*Direction*
Return all lines that include the string "this".

-------------------------

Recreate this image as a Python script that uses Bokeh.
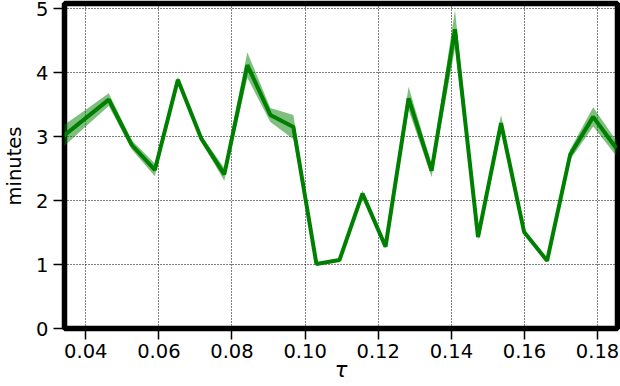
from bokeh.plotting import figure
from bokeh.models import FixedTicker, NumeralTickFormatter, Range1d
from bokeh.embed import file_html
from bokeh.resources import INLINE

tau = [0.0337, 0.0400, 0.0463, 0.0526, 0.0589, 0.0652, 0.0716, 0.0779, 0.0842,
       0.0905, 0.0968, 0.1031, 0.1094, 0.1157, 0.1220, 0.1283, 0.1346, 0.1410,
       0.1473, 0.1536, 0.1599, 0.1662, 0.1725, 0.1788, 0.1851]
minutes = [3.00, 3.29, 3.58, 2.87, 2.48, 3.89, 2.97, 2.41, 4.12, 3.34, 3.15, 1.01,
           1.07, 2.11, 1.28, 3.60, 2.47, 4.68, 1.43, 3.21, 1.51, 1.06, 2.72, 3.31, 2.82]
spread = [0.17, 0.13, 0.10, 0.07, 0.10, 0.05, 0.05, 0.10, 0.20, 0.11, 0.19, 0.02,
          0.02, 0.05, 0.03, 0.18, 0.10, 0.30, 0.05, 0.13, 0.03, 0.02, 0.08, 0.15, 0.12]
x_ticks = [0.04, 0.06, 0.08, 0.10, 0.12, 0.14, 0.16, 0.18]
y_ticks = [0, 1, 2, 3, 4, 5]

lower = [m - s for m, s in zip(minutes, spread)]
upper = [m + s for m, s in zip(minutes, spread)]

p = figure(width=620, height=386, output_backend="svg", toolbar_location=None,
           x_range=Range1d(0.03419, 0.18545), y_range=Range1d(0, 5.083),
           min_border_left=62, min_border_right=3, min_border_top=3, min_border_bottom=58)

p.varea(x=tau, y1=lower, y2=upper, fill_color="#008000", fill_alpha=0.5)
p.line(x=tau, y=minutes, line_color="#008000", line_width=4)

p.outline_line_color = "black"
p.outline_line_width = 5.5
p.outline_line_alpha = 1.0
p.background_fill_color = "white"
p.border_fill_color = "white"

for ax in (p.xaxis[0], p.yaxis[0]):
    ax.axis_line_color = None
    ax.major_tick_out = 11
    ax.major_tick_in = 0
    ax.major_tick_line_width = 1.5
    ax.major_tick_line_color = "black"
    ax.minor_tick_line_color = None
    ax.major_label_text_font = "DejaVu Sans"
    ax.major_label_text_font_size = "19.5px"
    ax.major_label_text_color = "black"
    ax.axis_label_text_color = "black"

p.xaxis.ticker = FixedTicker(ticks=x_ticks)
p.yaxis.ticker = FixedTicker(ticks=y_ticks)
p.xaxis.formatter = NumeralTickFormatter(format="0.00")
p.yaxis.formatter = NumeralTickFormatter(format="0")
p.xaxis.major_label_standoff = 4
p.yaxis.major_label_standoff = 5

p.xaxis.axis_label = "τ"
p.xaxis.axis_label_text_font = "DejaVu Sans"
p.xaxis.axis_label_text_font_style = "italic"
p.xaxis.axis_label_text_font_size = "21px"
p.xaxis.axis_label_standoff = -3

p.yaxis.axis_label = "minutes"
p.yaxis.axis_label_text_font = "DejaVu Sans"
p.yaxis.axis_label_text_font_style = "normal"
p.yaxis.axis_label_text_font_size = "19.5px"
p.yaxis.axis_label_standoff = 7

for g in (p.xgrid[0], p.ygrid[0]):
    g.grid_line_color = "black"
    g.grid_line_width = 1
    g.grid_line_dash = "1 2"
    g.grid_line_alpha = 1.0
p.xgrid.ticker = FixedTicker(ticks=x_ticks)
p.ygrid.ticker = FixedTicker(ticks=y_ticks)

open("out.html", "w").write(file_html(p, INLINE))
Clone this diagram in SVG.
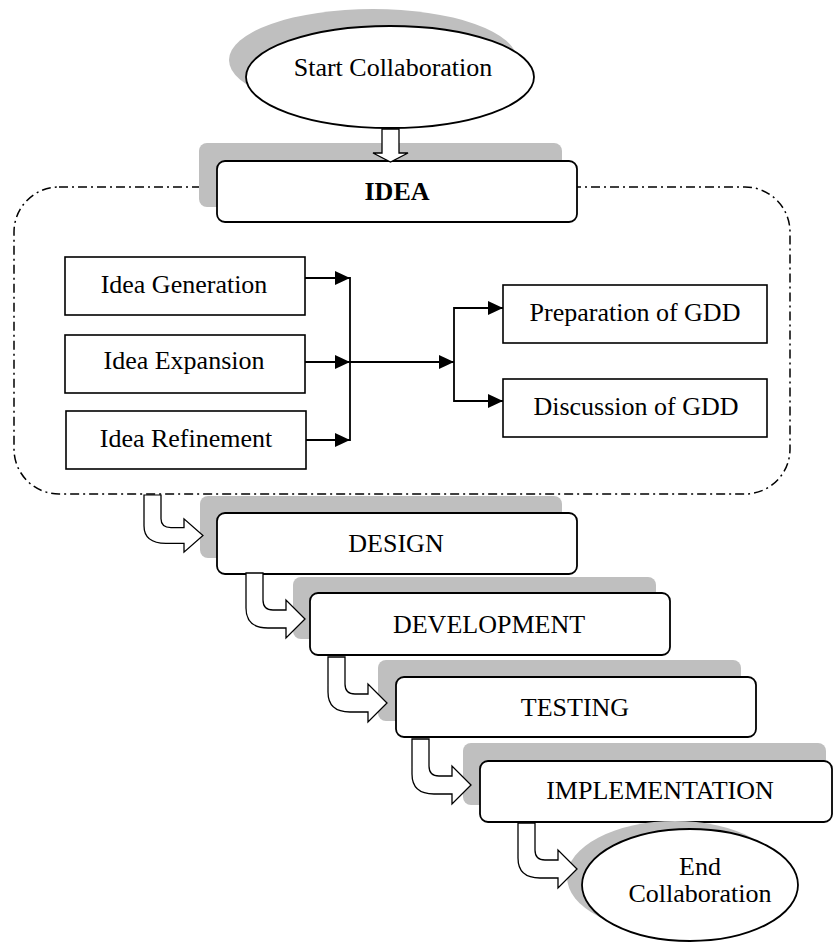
<svg xmlns="http://www.w3.org/2000/svg" width="835" height="942" viewBox="0 0 835 942">
<style>
text{font-family:"Liberation Serif","Times New Roman",serif;font-size:26px;fill:#000;text-anchor:middle}
.sh{fill:#bfbfbf;stroke:none}
.rb{fill:#fff;stroke:#000;stroke-width:1.8}
.bx{fill:#fff;stroke:#000;stroke-width:1.6}
.ln{fill:none;stroke:#000;stroke-width:1.8}
.ba{fill:#fff;stroke:#000;stroke-width:1.3}
</style>
<defs>
<marker id="ah" viewBox="0 0 15 14" refX="15" refY="7" markerWidth="15" markerHeight="14" markerUnits="userSpaceOnUse" orient="auto">
<path d="M0,0 L15,7 L0,14 Z" fill="#000"/>
</marker>
<path id="ua" d="M0,0 H17 V27 Q17,37 27,37 H40 V27 L59,46 L40,65 V55 H22 Q0,55 0,35 Z"/>
</defs>

<g id="container">
<rect x="14" y="187" width="776" height="307" rx="45" ry="45" fill="none" stroke="#000" stroke-width="1.5" stroke-dasharray="9,4,2,4"/>
</g>

<g id="start">
<ellipse class="sh" cx="373" cy="60" rx="144" ry="51"/>
<ellipse class="rb" cx="390" cy="77" rx="144" ry="51"/>
<text x="393" y="76">Start Collaboration</text>
</g>

<g id="idea">
<rect class="sh" x="199" y="143" width="363" height="64" rx="8"/>
<rect class="rb" x="217" y="161" width="360" height="61" rx="8"/>
<text x="397" y="200" font-weight="bold">IDEA</text>
</g>

<g id="idea-generation">
<rect class="bx" x="65" y="257" width="240" height="58"/>
<text x="184" y="293">Idea Generation</text>
</g>
<g id="idea-expansion">
<rect class="bx" x="65" y="335" width="240" height="58"/>
<text x="184" y="369">Idea Expansion</text>
</g>
<g id="idea-refinement">
<rect class="bx" x="66" y="411" width="240" height="58"/>
<text x="186" y="447">Idea Refinement</text>
</g>
<g id="preparation-gdd">
<rect class="bx" x="503" y="285" width="264" height="58"/>
<text x="635" y="321">Preparation of GDD</text>
</g>
<g id="discussion-gdd">
<rect class="bx" x="503" y="379" width="264" height="58"/>
<text x="636" y="415">Discussion of GDD</text>
</g>

<g id="design">
<rect class="sh" x="200" y="496" width="362" height="62" rx="8"/>
<rect class="rb" x="217" y="513" width="360" height="61" rx="8"/>
<text x="396" y="552">DESIGN</text>
</g>
<g id="development">
<rect class="sh" x="293" y="577" width="363" height="62" rx="8"/>
<rect class="rb" x="310" y="593" width="360" height="62" rx="8"/>
<text x="489" y="633">DEVELOPMENT</text>
</g>
<g id="testing">
<rect class="sh" x="378" y="660" width="363" height="61" rx="8"/>
<rect class="rb" x="396" y="677" width="360" height="60" rx="8"/>
<text x="575" y="716">TESTING</text>
</g>
<g id="implementation">
<rect class="sh" x="463" y="743" width="363" height="62" rx="8"/>
<rect class="rb" x="480" y="761" width="352" height="61" rx="8"/>
<text x="660" y="799">IMPLEMENTATION</text>
</g>
<g id="end">
<ellipse class="sh" cx="675" cy="877" rx="108" ry="56"/>
<ellipse class="rb" cx="690" cy="885" rx="108" ry="56"/>
<text x="700" y="875" font-size="20">End</text>
<text x="700" y="902" font-size="20">Collaboration</text>
</g>

<g id="connectors">
<path class="ba" d="M382,129 H399 V153 H408 L390.5,162 L373,153 H382 Z"/>
<line class="ln" x1="305" y1="278" x2="350" y2="278" marker-end="url(#ah)"/>
<line class="ln" x1="305" y1="362" x2="350" y2="362" marker-end="url(#ah)"/>
<line class="ln" x1="306" y1="440" x2="350" y2="440" marker-end="url(#ah)"/>
<line class="ln" x1="350" y1="277" x2="350" y2="441"/>
<line class="ln" x1="350" y1="362" x2="454" y2="362" marker-end="url(#ah)"/>
<line class="ln" x1="454" y1="307" x2="454" y2="402"/>
<line class="ln" x1="454" y1="308" x2="503" y2="308" marker-end="url(#ah)"/>
<line class="ln" x1="454" y1="401" x2="503" y2="401" marker-end="url(#ah)"/>
<use href="#ua" class="ba" transform="translate(144,495) scale(1,0.88)"/>
<use href="#ua" class="ba" transform="translate(246,573)"/>
<use href="#ua" class="ba" transform="translate(328,657)"/>
<use href="#ua" class="ba" transform="translate(412,739)"/>
<use href="#ua" class="ba" transform="translate(518,823)"/>
</g>
</svg>
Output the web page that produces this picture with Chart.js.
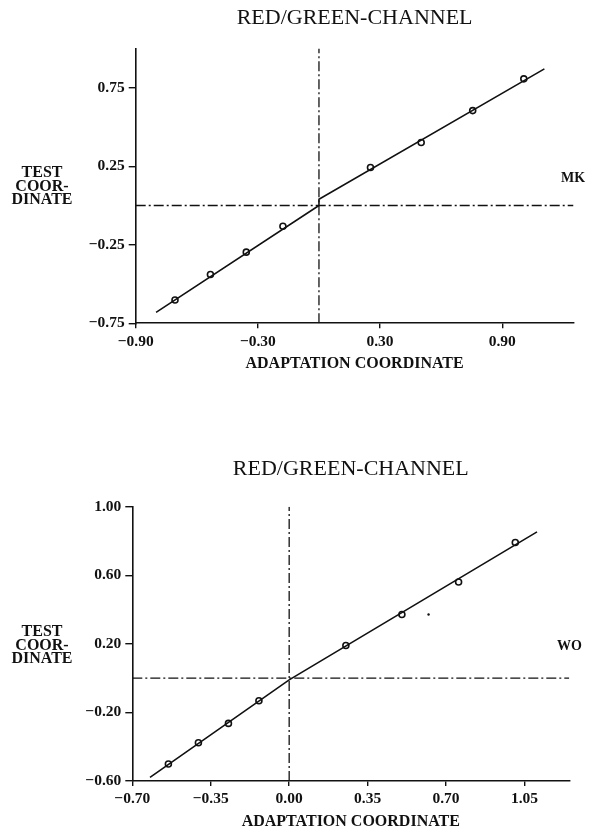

-------------------------

*Response below*
Recreate this image as a Python script that uses Bokeh.
Clone this diagram in SVG.
Output the web page that produces this picture with Chart.js.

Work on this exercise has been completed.